Niki was an adventure, an endless all-genre drama where nothing was static and nothing could be predicted.
In her translator’s note, Kira Josefsson mentions Karl Ove Knausgaard, drawing a parallel between Knausgaard’s prodigious output and Genberg’s concision from which I deduced that her novella is to some extent autobiographical. As Josefsson observes, the narrator’s life is revealed to us refracted through her relationships with others rather than documenting her every action, a style which I find very much more appealing. Genberg uses her narrator’s fever to explore her life in way that doesn’t rely on chronology, leaving her beginnings which have laid the foundations of her character until last although it’s Niki who gets the longest section. It’s pleasingly bookish right from the start: the novel our narrator reaches for in her fever is Paul Auster’s The New York Trilogy with which she’s so impressed she finds herself standing outside Auster and Siri Hustvedt’s Brooklyn house many years later. An accomplished, thoughtful and absorbing piece of fiction, it’s a novel that conveys a great deal with an admirable brevity, a tribute to both Genberg and Josefsson’s skills. I gather it’s been an international bestseller, and deservedly so. I found it riveting and that cover, with its fractured mirror, fits it perfectly.
Wildfire: London 9781035400577 176 pages Hardback (Read via NetGalley)
Sounds brilliant.
It is! Highly recommend it.
I don’t know this author at all but I think I’d really enjoy this, It certainly sounds more approachable than Knaussgaard’s several chunkster volumes!
Me, neither, but I’m eager to read more by her. Yes, couldn’t resist that Knaussgaard comparison after reading Kira Josefsson’s note!
Sounds interesting.
It’s such a cleverly structured novel, brilliantly translated.
Oh now this sounds good!
It really is, Cathy, and might be in danger of flying under the radar. Maybe one for NovNov?
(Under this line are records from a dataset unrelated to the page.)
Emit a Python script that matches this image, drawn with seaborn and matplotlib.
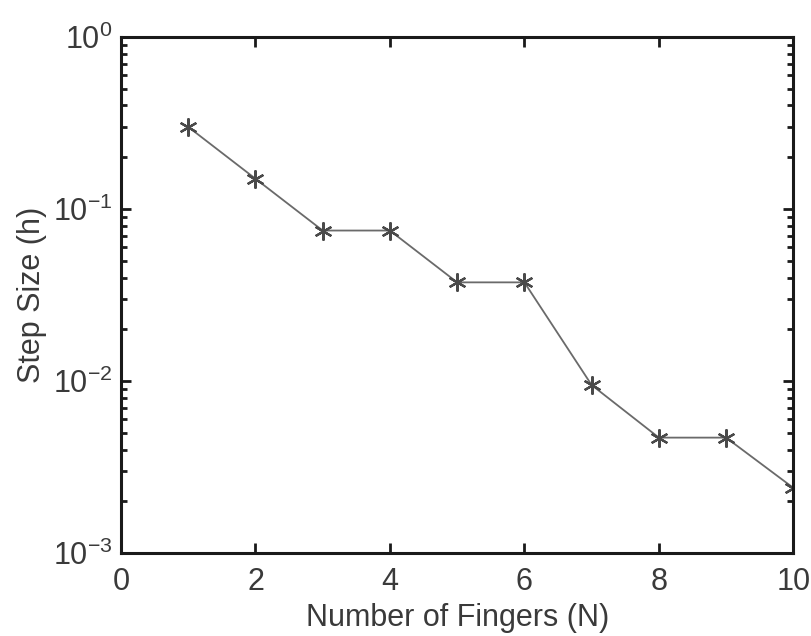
import matplotlib
matplotlib.use("Agg")
import matplotlib.pyplot as plt
import seaborn as sns
import pandas as pd
from matplotlib.ticker import LogLocator, FixedLocator

# Step size found for each number of fingers
fingers = [1, 2, 3, 4, 5, 6, 7, 8, 9, 10]
step_size = [0.3, 0.15, 0.075, 0.075, 0.0375, 0.0375, 0.0095, 0.0047, 0.0047, 0.0024]
x_ticks = [0, 2, 4, 6, 8, 10]

df = pd.DataFrame({"N": fingers, "h": step_size})

sns.set_style("ticks")
plt.rcParams["font.family"] = ["Liberation Sans", "DejaVu Sans"]
plt.rcParams["mathtext.fontset"] = "custom"
plt.rcParams["mathtext.rm"] = "Liberation Sans"
plt.rcParams["mathtext.it"] = "Liberation Sans"

text_color = "#3a3a3a"
fig = plt.figure(figsize=(8.12, 6.36), dpi=100)
ax = fig.add_axes([0.149, 0.130, 0.828, 0.812])

sns.lineplot(data=df, x="N", y="h", ax=ax, color="#6a6a6a", linewidth=1.3,
             marker=(6, 2, 0), markersize=13, markeredgewidth=1.6,
             markeredgecolor="#4a4a4a")

ax.set_yscale("log")
ax.set_xlim(0, 10)
ax.set_ylim(1e-3, 1e0)
ax.xaxis.set_major_locator(FixedLocator(x_ticks))
ax.yaxis.set_major_locator(LogLocator(base=10, numticks=10))
ax.yaxis.set_minor_locator(LogLocator(base=10, subs=range(2, 10), numticks=20))

for s in ax.spines.values():
    s.set_linewidth(2.2)
    s.set_color("#1a1a1a")

ax.tick_params(which="both", direction="in", top=True, right=True,
               color="#1a1a1a", labelcolor=text_color, labelsize=22)
ax.tick_params(which="major", length=7, width=2)
ax.tick_params(which="minor", length=4, width=2)
ax.tick_params(axis="x", pad=10)
ax.tick_params(axis="y", pad=6)

ax.set_xlabel("Number of Fingers (N)", fontsize=22, color=text_color, labelpad=4)
ax.set_ylabel("Step Size (h)", fontsize=22, color=text_color, labelpad=4)
ax.grid(False)

fig.savefig("out.png", dpi=100)
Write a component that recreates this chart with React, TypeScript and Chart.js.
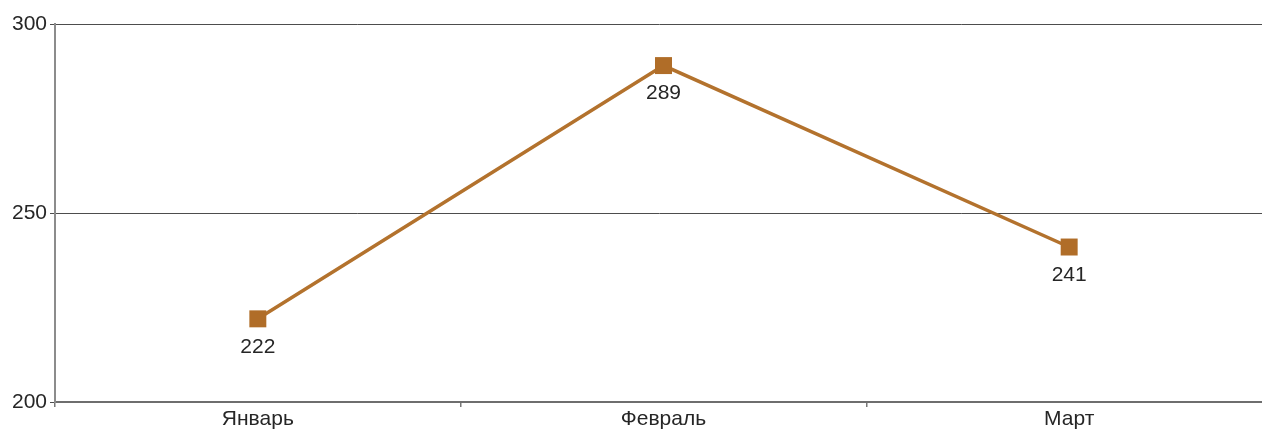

Sounds an interesting standpoint from where to reflect on life, and one that in some ways probably colours and blurs it but also brings a clarity one wouldn’t otherwise have. There is a volume by Knaussgaard floating around on netgalley which i was eyeing but then uneyed given the current state of TBR land
Hmm… I’ve never been attracted to Knaussgaard. A but too wordy for my taste. The light fever idea is quite persuasive: time for reflection but not sufficiently severe for distortion.
Indeed!
Excellent review.
Thank you!
I really enjoy that technique, of viewing a character through the eyes of others; IIRC there’s a biography of Rumer Godden that takes that approach and it was very satisfying in that context too.
It’s such a clever structure.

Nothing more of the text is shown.